Rapid industrial scaling creates pressure on labor markets, infrastructure systems, environmental permitting and electricity networks. Serbia already faces emerging grid-capacity constraints, rising labor shortages and increasing infrastructure complexity. Financing conditions are also materially more difficult than during the previous decade of cheap global liquidity.
Environmental and ESG expectations are tightening simultaneously. Future industrial investment increasingly requires lower-carbon electricity, stronger environmental compliance and more transparent supply chains. Serbia’s industrial success will therefore depend not only on attracting factories but also on aligning production systems with European decarbonization standards.

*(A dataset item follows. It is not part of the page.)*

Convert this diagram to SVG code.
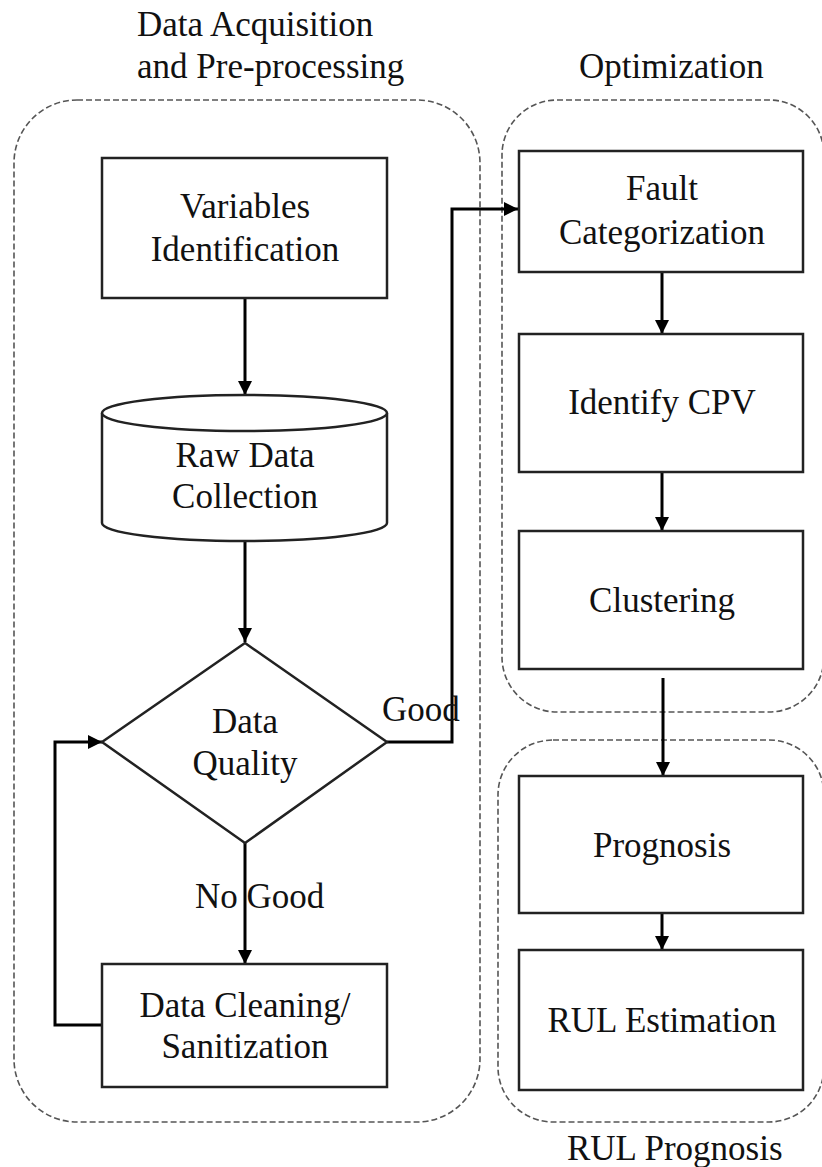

This is especially relevant under frameworks such as CBAM, which increasingly expose carbon-intensive industrial production to financial pressure within European markets.
The next stage of Serbia’s development therefore depends on whether the country can evolve from a cost-advantage manufacturing location into a fully integrated industrial platform capable of combining:
- Manufacturing depth
- Renewable-energy integration
- Engineering services
- Industrial processing
- Reliable infrastructure
- Regional logistics connectivity
- ESG-compatible production systems
If Serbia succeeds, it could emerge by 2030 as one of Europe’s most strategically valuable nearshore industrial economies outside the EU core itself.
That would fundamentally change how the country is perceived internationally.
Serbia would no longer be viewed merely as an emerging Balkan market attracting opportunistic investment. It would increasingly function as part of Europe’s industrial resilience architecture — a manufacturing, engineering and infrastructure platform positioned between Central Europe, Southeast Europe and the wider Mediterranean transition economy.